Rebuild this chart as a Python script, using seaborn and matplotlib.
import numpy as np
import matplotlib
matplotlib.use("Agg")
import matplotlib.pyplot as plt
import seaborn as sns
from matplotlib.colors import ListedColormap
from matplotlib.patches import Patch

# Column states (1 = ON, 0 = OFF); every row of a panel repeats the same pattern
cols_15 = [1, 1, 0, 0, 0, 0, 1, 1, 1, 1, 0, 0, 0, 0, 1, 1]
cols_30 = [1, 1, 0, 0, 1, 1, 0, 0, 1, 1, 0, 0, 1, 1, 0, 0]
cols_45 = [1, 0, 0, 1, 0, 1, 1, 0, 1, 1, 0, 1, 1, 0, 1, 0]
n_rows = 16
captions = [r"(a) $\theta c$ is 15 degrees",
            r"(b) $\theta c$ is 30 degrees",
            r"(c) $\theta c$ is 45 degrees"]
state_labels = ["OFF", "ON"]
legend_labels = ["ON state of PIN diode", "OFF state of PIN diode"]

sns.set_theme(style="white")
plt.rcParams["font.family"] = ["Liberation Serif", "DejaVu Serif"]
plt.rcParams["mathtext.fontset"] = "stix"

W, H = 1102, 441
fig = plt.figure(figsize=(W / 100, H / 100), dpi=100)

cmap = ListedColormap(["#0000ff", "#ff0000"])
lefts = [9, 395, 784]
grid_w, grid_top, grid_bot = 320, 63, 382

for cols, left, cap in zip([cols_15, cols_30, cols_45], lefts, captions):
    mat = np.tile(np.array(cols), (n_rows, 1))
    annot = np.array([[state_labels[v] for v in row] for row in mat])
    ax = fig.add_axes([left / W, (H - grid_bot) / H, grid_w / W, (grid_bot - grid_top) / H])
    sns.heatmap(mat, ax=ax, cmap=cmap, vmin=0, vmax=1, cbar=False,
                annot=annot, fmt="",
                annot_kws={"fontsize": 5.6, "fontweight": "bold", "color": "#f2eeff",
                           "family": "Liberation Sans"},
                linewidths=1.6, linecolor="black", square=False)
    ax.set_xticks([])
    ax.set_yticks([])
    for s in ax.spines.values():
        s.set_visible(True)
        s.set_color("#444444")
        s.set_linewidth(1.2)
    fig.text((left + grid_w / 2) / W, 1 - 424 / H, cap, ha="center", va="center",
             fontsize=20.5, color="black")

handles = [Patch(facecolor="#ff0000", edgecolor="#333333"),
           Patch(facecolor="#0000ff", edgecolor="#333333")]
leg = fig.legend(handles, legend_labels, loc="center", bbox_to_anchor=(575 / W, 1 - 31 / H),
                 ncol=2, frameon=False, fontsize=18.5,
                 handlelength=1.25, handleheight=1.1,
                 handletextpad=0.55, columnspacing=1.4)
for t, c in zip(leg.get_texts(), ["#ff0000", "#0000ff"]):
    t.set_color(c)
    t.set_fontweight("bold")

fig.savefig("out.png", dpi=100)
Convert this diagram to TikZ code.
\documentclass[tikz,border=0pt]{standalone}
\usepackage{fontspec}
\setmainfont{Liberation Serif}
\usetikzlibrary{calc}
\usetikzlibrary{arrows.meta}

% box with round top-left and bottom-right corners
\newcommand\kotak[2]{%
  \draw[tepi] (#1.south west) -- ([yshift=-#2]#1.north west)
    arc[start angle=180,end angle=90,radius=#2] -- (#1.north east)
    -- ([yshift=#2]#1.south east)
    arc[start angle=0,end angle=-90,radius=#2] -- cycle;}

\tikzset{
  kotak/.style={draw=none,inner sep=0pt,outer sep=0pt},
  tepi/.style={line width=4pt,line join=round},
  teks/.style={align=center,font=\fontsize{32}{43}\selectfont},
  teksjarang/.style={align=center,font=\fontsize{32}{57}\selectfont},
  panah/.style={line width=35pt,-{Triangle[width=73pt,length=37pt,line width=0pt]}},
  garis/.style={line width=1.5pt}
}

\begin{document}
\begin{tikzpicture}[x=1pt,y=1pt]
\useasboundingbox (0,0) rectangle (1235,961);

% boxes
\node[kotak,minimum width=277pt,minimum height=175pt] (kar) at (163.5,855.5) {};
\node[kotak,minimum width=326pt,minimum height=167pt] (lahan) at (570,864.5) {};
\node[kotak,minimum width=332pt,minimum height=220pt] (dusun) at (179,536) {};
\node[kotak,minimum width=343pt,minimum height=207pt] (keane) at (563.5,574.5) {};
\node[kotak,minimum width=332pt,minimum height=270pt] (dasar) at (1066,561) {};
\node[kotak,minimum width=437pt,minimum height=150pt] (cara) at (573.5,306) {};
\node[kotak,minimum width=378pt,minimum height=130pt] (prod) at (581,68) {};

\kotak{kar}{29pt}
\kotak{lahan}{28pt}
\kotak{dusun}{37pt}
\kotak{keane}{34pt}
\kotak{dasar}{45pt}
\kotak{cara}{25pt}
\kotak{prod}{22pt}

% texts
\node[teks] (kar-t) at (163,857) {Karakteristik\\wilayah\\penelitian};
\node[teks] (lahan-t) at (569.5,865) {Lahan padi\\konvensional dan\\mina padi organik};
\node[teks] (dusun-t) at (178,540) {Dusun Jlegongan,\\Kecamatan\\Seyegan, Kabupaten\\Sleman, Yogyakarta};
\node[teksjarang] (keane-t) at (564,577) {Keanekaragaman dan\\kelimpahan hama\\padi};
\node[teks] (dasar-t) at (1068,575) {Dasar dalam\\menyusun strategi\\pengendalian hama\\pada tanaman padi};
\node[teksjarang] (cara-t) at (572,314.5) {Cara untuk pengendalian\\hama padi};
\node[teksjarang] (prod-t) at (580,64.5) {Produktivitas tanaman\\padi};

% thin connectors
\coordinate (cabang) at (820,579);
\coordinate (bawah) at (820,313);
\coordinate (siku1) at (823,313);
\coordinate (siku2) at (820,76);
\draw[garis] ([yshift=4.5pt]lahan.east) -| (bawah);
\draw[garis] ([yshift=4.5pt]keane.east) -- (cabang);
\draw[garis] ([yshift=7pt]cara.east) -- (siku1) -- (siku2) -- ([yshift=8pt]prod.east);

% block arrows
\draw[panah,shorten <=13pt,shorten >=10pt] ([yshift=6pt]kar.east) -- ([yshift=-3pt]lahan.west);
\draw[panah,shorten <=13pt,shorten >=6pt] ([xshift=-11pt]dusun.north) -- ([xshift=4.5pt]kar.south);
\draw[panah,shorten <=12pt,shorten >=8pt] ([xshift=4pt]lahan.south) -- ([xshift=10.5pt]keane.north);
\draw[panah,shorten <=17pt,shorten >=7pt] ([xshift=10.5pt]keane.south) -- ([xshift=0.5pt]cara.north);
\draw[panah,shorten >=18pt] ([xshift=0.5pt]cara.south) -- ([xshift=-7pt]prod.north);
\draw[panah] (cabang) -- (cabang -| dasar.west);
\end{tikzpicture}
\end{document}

Given problem » Find the lines above holding the word "seaborn" and show them.

The output »
Rebuild this chart as a Python script, using seaborn and matplotlib.
import seaborn as sns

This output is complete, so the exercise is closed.